With the couch gone (to couch heaven, of course), our living room looks large, spare, and clean. We have beautiful random plank hardwood floors and, because one of the rap gods/couch leapers is allergic to dust mites, there aren’t any rugs on them. I can only surmise that it will be a matter of moments before my boys discover that the floor is the ideal surface on which to play hockey.

But I haven’t been finding that possibility all that worrying. I suppose that’s because I’ve been having so much fun deciding what object might best replace that couch. No, it won’t be another couch. (Why would I do that to another innocent piece of furniture?) We’ve been thinking for quite some time that we’d like to buy some kind of television, something larger than our laptop computer screens on which to watch dvds. Something large and thin, but portable enough to take out and put on a table for viewing, but then put out of sight when we’re done. We don’t want to actually watch television itself (the kind you get from the networks and through cable). We just want to put in a dvd and not have to tilt the screen back and forth until everyone can see the Beverly Hillbillies. Everything I’ve looked at seems so slick and lovely and hd tv ready (whatever that means) that I can’t tell what the difference is among all these beautiful televisions.

I’m guessing though that someone among you has recently made such a purchase and will have wise things to say about what might be the best of all televisions for a family like ours.
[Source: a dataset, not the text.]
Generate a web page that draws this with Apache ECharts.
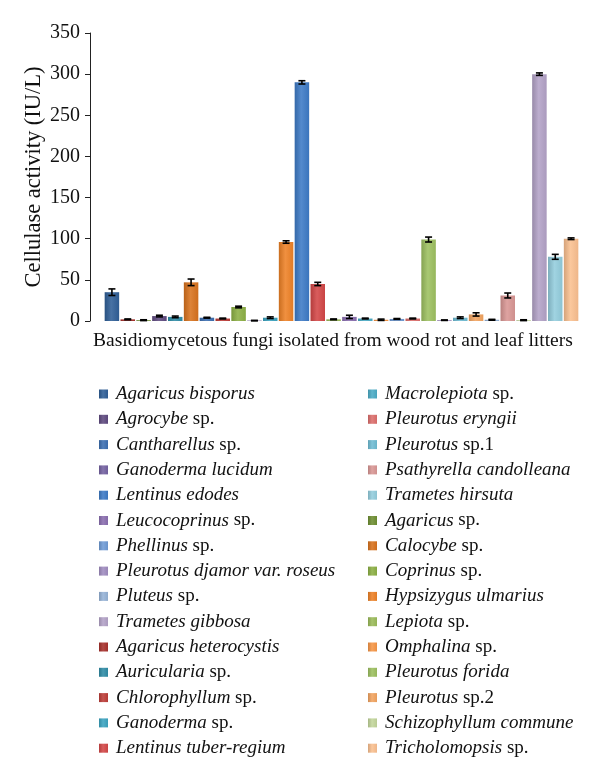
<!DOCTYPE html>
<html><head><meta charset="utf-8">
<script src="https://cdn.jsdelivr.net/npm/echarts@6/dist/echarts.min.js"></script>
<style>html,body{margin:0;padding:0;background:#fff}#c{width:600px;height:780px}</style>
</head><body><div id="c"></div>
<script>
// Species in bar order (left to right)
var species = [
  'Agaricus bisporus','Agaricus heterocystis','Agaricus sp.','Agrocybe sp.','Auricularia sp.','Calocybe sp.',
  'Cantharellus sp.','Chlorophyllum sp.','Coprinus sp.','Ganoderma lucidum','Ganoderma sp.','Hypsizygus ulmarius',
  'Lentinus edodes','Lentinus tuber-regium','Lepiota sp.','Leucocoprinus sp.','Macrolepiota sp.','Omphalina sp.',
  'Phellinus sp.','Pleurotus eryngii','Pleurotus forida','Pleurotus djamor var. roseus','Pleurotus sp.1','Pleurotus sp.2',
  'Pluteus sp.','Psathyrella candolleana','Schizophyllum commune','Trametes gibbosa','Trametes hirsuta','Tricholomopsis sp.'
];
// Cellulase activity (IU/L)
var activity = [35, 2, 1, 6, 5, 47, 4, 3, 17, 0.5, 4, 96, 290, 45, 2, 5, 3, 1.5, 2.5, 3, 99, 1, 4, 8, 1.5, 31, 1, 300, 78, 100];
// error (±)
var errors = [4, 0.5, 0.5, 1, 1, 4, 0.5, 0.5, 1, 0.3, 1, 1.5, 2, 2, 0.5, 2, 0.5, 0.8, 0.5, 0.5, 3, 0.3, 1, 2, 0.5, 3, 0.5, 1.5, 3, 1];
// legend columns
var legendCol1 = ['Agaricus bisporus','Agrocybe sp.','Cantharellus sp.','Ganoderma lucidum','Lentinus edodes','Leucocoprinus sp.',
  'Phellinus sp.','Pleurotus djamor var. roseus','Pluteus sp.','Trametes gibbosa','Agaricus heterocystis','Auricularia sp.',
  'Chlorophyllum sp.','Ganoderma sp.','Lentinus tuber-regium'];
var legendCol2 = ['Macrolepiota sp.','Pleurotus eryngii','Pleurotus sp.1','Psathyrella candolleana','Trametes hirsuta','Agaricus sp.',
  'Calocybe sp.','Coprinus sp.','Hypsizygus ulmarius','Lepiota sp.','Omphalina sp.','Pleurotus forida','Pleurotus sp.2',
  'Schizophyllum commune','Tricholomopsis sp.'];
var yTicks = [0, 50, 100, 150, 200, 250, 300, 350];

var palette = [
  '#2f5f98','#a8302c','#6f8f33','#5f4a80','#2f8ca6','#d8721d',
  '#3c6fb2','#bd3d38','#8cb044','#7462a2','#3aa3c0','#ee8126',
  '#3d7ac6','#d44747','#9bbb59','#8a6eb0','#4bacc6','#f79646',
  '#6f9bd6','#dd6f6c','#9dc060','#a08cc0','#6fbcd4','#f2a460',
  '#95b3d7','#d99694','#c3d69b','#b3a2c7','#93cddd','#fac090'
];
function shade(hex, f) {
  var n = parseInt(hex.slice(1), 16), r = n >> 16, g = (n >> 8) & 255, b = n & 255;
  function c(v){ v = f > 0 ? v + (255 - v) * f : v * (1 + f); return Math.max(0, Math.min(255, Math.round(v))); }
  return 'rgb(' + c(r) + ',' + c(g) + ',' + c(b) + ')';
}
var serif = '"Liberation Serif", "DejaVu Serif", serif';
var series = species.map(function (name, i) {
  var d = species.map(function (_, j) { return j === i ? activity[i] : null; });
  var col = palette[i];
  return {
    name: name, type: 'bar', stack: 'all', barWidth: 14.5, data: d,
    itemStyle: { color: new echarts.graphic.LinearGradient(0, 0, 1, 0, [
      { offset: 0, color: shade(col, -0.15) }, { offset: 0.45, color: shade(col, 0.12) }, { offset: 1, color: shade(col, -0.05) }]) }
  };
});
series.push({
  type: 'custom', name: 'err', z: 10, silent: true,
  data: activity.map(function (v, i) { return [i, v, errors[i]]; }),
  encode: { x: 0, y: 1 },
  renderItem: function (params, api) {
    var i = api.value(0), v = api.value(1), e = api.value(2);
    var p1 = api.coord([i, v + e]), p2 = api.coord([i, v - e]);
    var x = p1[0], hw = 3.5;
    var st = { stroke: '#000', lineWidth: 1.6 };
    return { type: 'group', children: [
      { type: 'line', shape: { x1: x, y1: p1[1], x2: x, y2: p2[1] }, style: st },
      { type: 'line', shape: { x1: x - hw, y1: p1[1], x2: x + hw, y2: p1[1] }, style: st },
      { type: 'line', shape: { x1: x - hw, y1: p2[1], x2: x + hw, y2: p2[1] }, style: st }
    ]};
  }
});
function fmt(name) {
  var m = name.match(/^(.*?)( sp\.\d?)$/);
  if (m) return '{i|' + m[1] + '}{n|' + m[2] + '}';
  return '{i|' + name + '}';
}
var legendText = {
  fontFamily: serif, fontSize: 19, color: '#111', lineHeight: 20, padding: [0, 0, 0, 3],
  rich: { i: { fontStyle: 'italic', fontFamily: serif, fontSize: 19, color: '#111' },
          n: { fontFamily: serif, fontSize: 19, color: '#111' } }
};
var chart = echarts.init(document.getElementById('c'));
chart.setOption({
  animation: false,
  title: { text: 'Basidiomycetous fungi isolated from wood rot and leaf litters', left: 88, top: 326,
    textStyle: { fontFamily: serif, fontSize: 19.5, fontWeight: 'normal', color: '#111' } },
  grid: { left: 104, right: 21, top: 33, bottom: 459 },
  legend: [
    { data: legendCol1, orient: 'vertical', left: 94, top: 379, itemWidth: 9, itemHeight: 9, itemGap: 5.3,
      icon: 'rect', formatter: fmt, textStyle: legendText, selectedMode: false },
    { data: legendCol2, orient: 'vertical', left: 363, top: 379, itemWidth: 9, itemHeight: 9, itemGap: 5.3,
      icon: 'rect', formatter: fmt, textStyle: legendText, selectedMode: false }
  ],
  xAxis: { type: 'category', data: species, axisLine: { show: false }, axisTick: { show: false }, axisLabel: { show: false } },
  yAxis: {
    type: 'value', min: 0, max: 350, interval: 50, offset: 14,
    name: 'Cellulase activity (IU/L)', nameLocation: 'middle', nameGap: 44, nameMoveOverlap: false,
    nameTextStyle: { fontFamily: serif, fontSize: 22.5, color: '#111' },
    axisLine: { show: true, lineStyle: { color: '#222', width: 1 } },
    axisTick: { show: true, length: 5, lineStyle: { color: '#222' } },
    splitLine: { show: false },
    axisLabel: { fontFamily: serif, fontSize: 20, color: '#111', margin: 10,
      formatter: function (v) { return yTicks.indexOf(v) >= 0 ? String(v) : ''; } }
  },
  series: series
});
</script></body></html>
Yes, I’m soliciting your advice here! I’ll take it too. And then we’ll have to hold our breath and hope that no one decides the television could double as a piece of sports gear in a pinch.

Detritus. Gone.

Here’s evidence. That’s my desk at the far end of the room. I have a chair to sit on now. You’ll notice there’s not a shopping bag in sight. (If you’d like to see how many shopping bags could fit in this room, go here.) The shopping bags are all neatly stowed, inside the largest of the bags, downstairs next to our refrigerator, to be used to take things OUT of our house. You’ll notice a second desk, on the right. That desk is not really under my control, belonging as it does to the other adult in this household. He’s pretty neat though, most of the time.

The most significant gain from this effort? I feel no fear when I walk in this room. I hadn’t really known just how bad it was until the anxiety left the room, along with eight bags of recycling, one bag of things destined for the shredder and a bag of stuff to give away. I’m much happier now, knowing there’s nothing in any of those shopping bags that’s going to start smelling or cause someone to come and bang on our door in the middle of the night making some sort of demand.
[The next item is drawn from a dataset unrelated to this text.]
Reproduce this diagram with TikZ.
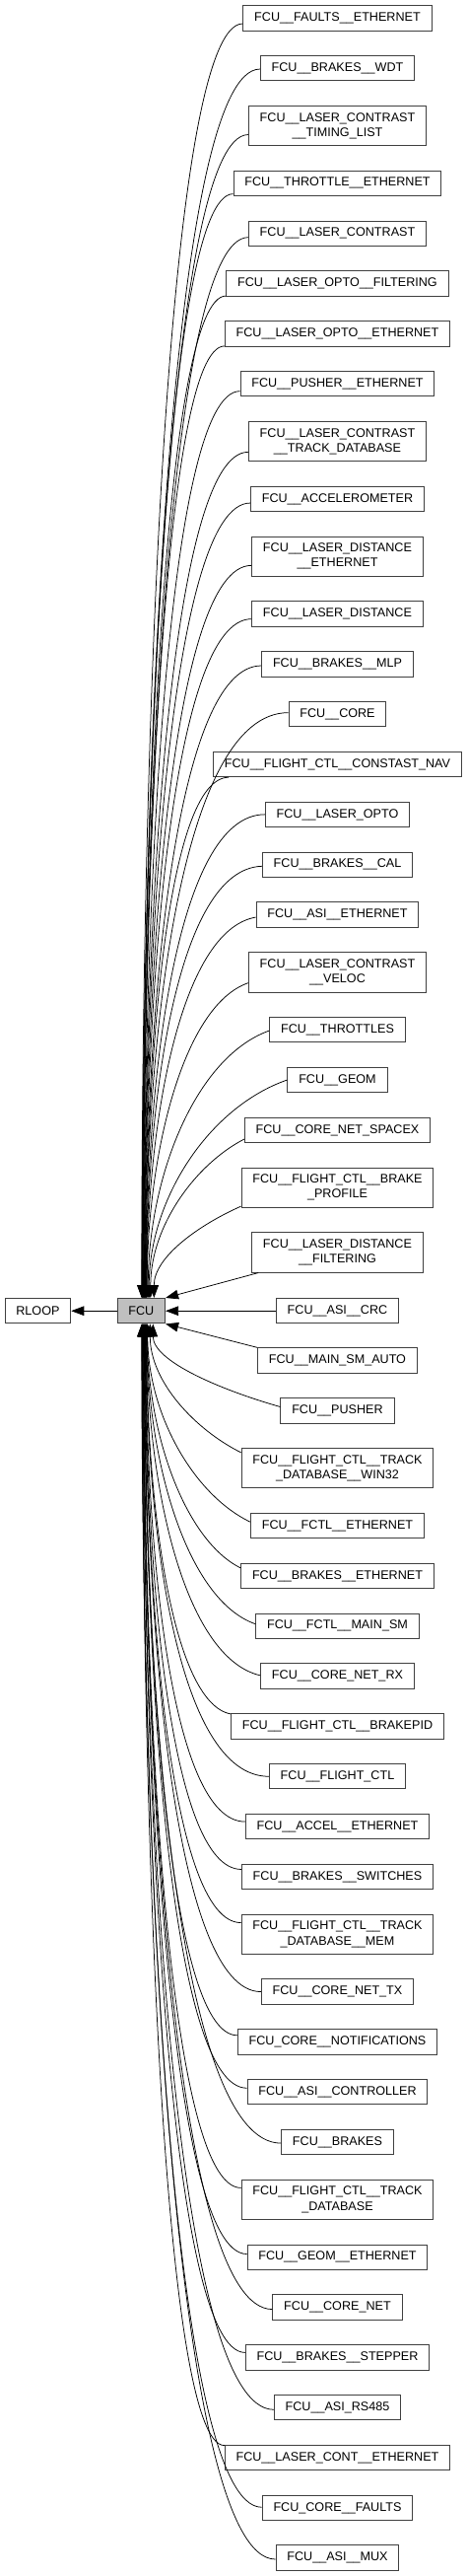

Here are some things I learned from this exercise. The list is illustrated, because I found the cord that connects my camera to my computer.
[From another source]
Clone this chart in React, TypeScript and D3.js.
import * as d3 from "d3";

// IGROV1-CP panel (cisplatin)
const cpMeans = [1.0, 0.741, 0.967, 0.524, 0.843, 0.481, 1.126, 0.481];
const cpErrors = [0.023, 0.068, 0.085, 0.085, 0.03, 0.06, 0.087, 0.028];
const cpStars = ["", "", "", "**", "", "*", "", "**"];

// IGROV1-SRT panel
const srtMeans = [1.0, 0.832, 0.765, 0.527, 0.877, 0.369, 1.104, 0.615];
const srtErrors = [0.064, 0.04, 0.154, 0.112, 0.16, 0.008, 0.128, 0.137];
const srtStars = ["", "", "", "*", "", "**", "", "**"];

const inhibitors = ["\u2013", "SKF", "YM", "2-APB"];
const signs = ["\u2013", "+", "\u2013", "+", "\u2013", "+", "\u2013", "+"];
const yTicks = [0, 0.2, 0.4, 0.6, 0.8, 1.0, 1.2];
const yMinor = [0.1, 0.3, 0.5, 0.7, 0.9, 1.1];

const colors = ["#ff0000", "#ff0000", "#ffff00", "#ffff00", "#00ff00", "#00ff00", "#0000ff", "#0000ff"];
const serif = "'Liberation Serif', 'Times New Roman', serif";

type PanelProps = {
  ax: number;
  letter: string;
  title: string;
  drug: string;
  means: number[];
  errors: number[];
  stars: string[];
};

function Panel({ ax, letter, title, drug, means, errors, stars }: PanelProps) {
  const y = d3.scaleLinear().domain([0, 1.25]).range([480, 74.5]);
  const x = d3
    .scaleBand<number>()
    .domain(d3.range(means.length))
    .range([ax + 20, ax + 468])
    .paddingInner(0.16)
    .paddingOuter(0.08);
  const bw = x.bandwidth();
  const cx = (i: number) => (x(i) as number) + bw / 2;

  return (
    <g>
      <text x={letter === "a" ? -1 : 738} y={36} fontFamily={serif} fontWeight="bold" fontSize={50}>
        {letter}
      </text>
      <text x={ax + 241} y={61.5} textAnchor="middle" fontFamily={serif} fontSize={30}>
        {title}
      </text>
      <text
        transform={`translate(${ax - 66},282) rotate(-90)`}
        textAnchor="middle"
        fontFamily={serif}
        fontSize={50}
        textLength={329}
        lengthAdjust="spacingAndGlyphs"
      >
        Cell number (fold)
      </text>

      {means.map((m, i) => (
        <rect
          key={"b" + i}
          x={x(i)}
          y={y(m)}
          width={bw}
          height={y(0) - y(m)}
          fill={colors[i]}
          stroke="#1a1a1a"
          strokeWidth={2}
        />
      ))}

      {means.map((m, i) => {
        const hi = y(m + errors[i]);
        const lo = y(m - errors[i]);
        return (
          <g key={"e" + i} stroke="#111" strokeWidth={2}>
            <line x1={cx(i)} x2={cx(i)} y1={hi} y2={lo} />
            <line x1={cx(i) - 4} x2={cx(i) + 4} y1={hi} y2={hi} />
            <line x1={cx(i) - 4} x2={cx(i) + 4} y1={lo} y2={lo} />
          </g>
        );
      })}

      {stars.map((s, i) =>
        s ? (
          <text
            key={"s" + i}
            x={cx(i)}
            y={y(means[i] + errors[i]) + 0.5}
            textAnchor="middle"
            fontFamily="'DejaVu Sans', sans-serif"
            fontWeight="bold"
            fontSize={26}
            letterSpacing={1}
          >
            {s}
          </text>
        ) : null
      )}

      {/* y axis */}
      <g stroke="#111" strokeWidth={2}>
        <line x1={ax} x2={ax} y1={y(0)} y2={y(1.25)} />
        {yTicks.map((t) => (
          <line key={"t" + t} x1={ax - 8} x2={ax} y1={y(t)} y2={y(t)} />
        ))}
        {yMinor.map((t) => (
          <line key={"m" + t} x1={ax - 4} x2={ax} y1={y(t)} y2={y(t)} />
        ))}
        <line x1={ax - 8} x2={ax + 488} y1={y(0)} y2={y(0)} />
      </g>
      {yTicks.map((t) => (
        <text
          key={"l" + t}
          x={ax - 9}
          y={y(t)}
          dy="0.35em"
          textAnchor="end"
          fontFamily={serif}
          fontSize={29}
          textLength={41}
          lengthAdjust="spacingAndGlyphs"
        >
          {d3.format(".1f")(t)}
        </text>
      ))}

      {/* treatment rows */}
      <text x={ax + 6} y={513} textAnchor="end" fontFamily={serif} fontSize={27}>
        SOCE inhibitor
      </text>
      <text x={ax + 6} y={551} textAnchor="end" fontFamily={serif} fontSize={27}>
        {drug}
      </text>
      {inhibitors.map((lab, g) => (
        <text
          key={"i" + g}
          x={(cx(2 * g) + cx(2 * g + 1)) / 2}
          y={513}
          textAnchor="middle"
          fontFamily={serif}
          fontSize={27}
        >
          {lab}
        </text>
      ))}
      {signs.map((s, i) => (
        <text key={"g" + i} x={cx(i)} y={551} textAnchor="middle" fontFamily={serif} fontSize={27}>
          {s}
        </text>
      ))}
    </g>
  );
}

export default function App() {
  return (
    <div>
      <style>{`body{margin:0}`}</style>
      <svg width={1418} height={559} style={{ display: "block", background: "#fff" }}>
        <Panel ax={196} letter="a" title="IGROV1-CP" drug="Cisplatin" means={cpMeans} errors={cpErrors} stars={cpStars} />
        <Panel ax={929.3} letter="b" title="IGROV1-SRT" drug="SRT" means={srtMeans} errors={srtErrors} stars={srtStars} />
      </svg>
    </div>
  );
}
  • I own more colored pencils than any single woman in America. Eighty-one to be exact. That’s a lot of colored pencils, especially for someone who doesn’t color anything. What’s the half life of a colored pencil? Twenty years? Please remind me I own a lot of colored pencils the next time I decide to pick up a pack of them.

  • One of my sons managed to buy six sharp daggers, disguised as “letter knives” on a school outing for which he was apparently given too much pocket money. The daggers were stuffed into a grocery bag by me, his horrified mother. I have fished them out and secured them in a hiding place so secret no child will find them until he becomes an adult and thinks to look in the box where the Christmas cards and wrappings are kept. (To the left of my desk.) Come to think of it, he won’t find them when he’s an adult either. The only person who ever does the Christmas cards or wraps the gifts is the mother. (And sometimes the father, because he is a Nice Man.)

  • I love my pink thermos. And that is one cute child. Enough said.

  • I found a lot of things I bought to give people and then forgot about. A bottle bag (brother in law who is a vineyard manager), a package of purple pencils (pre-teen girl), a pair of candles shaped like sandals (friend who loves Hawaii), colored pencils (amazing, I know), Christmas ornaments (who cannot use a particularly charming Christmas ornament?), socks with Christmas patterns on them (ditto — sister in law gift, in particular), and an already wrapped glass bowl my husband bought for a birthday gift and then did not give because it was in his luggage that was lost and not returned until after the birthday party was over (who knows?). I put them all in a basket, and I plan to give them away this time. For real.

  • We are in less trouble than I thought in terms of getting ready for the boys to go back to school. I was able to find the lists of required school supplies and then, much to my delight, stock everyone’s backpacks with supplies we already own. You’ll note that colored pencils are listed as “optional” on the supply list. That is because the school knows, just from sizing me up at the single parent event I have so far attended, that I am the sort of woman whose son might very well come to school with eighty-one colored pencils in his backback, enough to supply the sixth grade class with colored pencils basically forever.

  • I located each and every one of my sharpie multi-colored pens. And put them in a Moroccan tea glass. This makes me especially happy. I love sharpies, especially the thin kind and the colored kind. They make many marking jobs much easier. Not having them all in one place was the kind of thing that bugged me, and about which I could do absolutely nothing. Until now, that is. And that toast rack I bought in Paris a long time ago? It’s great for holding file folders.

  • Another daunting organizational issue that arose was what to do with the cards we give each other and other people give to us. I have never even been tempted to make those into some kind of craft project, thank you very much, so don’t even think about suggesting it. But we do like to look at the cards. The solution? I discovered that I own TWO one-hole punches. It was the work of an instant to punch holes in the cards and then put them on a binder ring, the kind that costs about .25 at your local stationery store. I did not have to buy one because I already own, like, fifteen of them, knowing they would be handy for something, just not realizing what or how much.

  • In a piece of book-related news, I discovered a $25 gift certificate to a bookstore in our neighborhood. I also realized I really want to read the new Richard Pevear translation of The Three Musketeers. And so, I got rid of that gift certificate and acquired one thing I really want to read and own. Beyond the one gift certificate (and a coupon entitling the bearer to one slice of pizza), I found no negotiable paper, no jewelry, no love letters. Oh well. I did find a place to put my computer. My desk.

And that’s it, organizing fiends. I’m done here.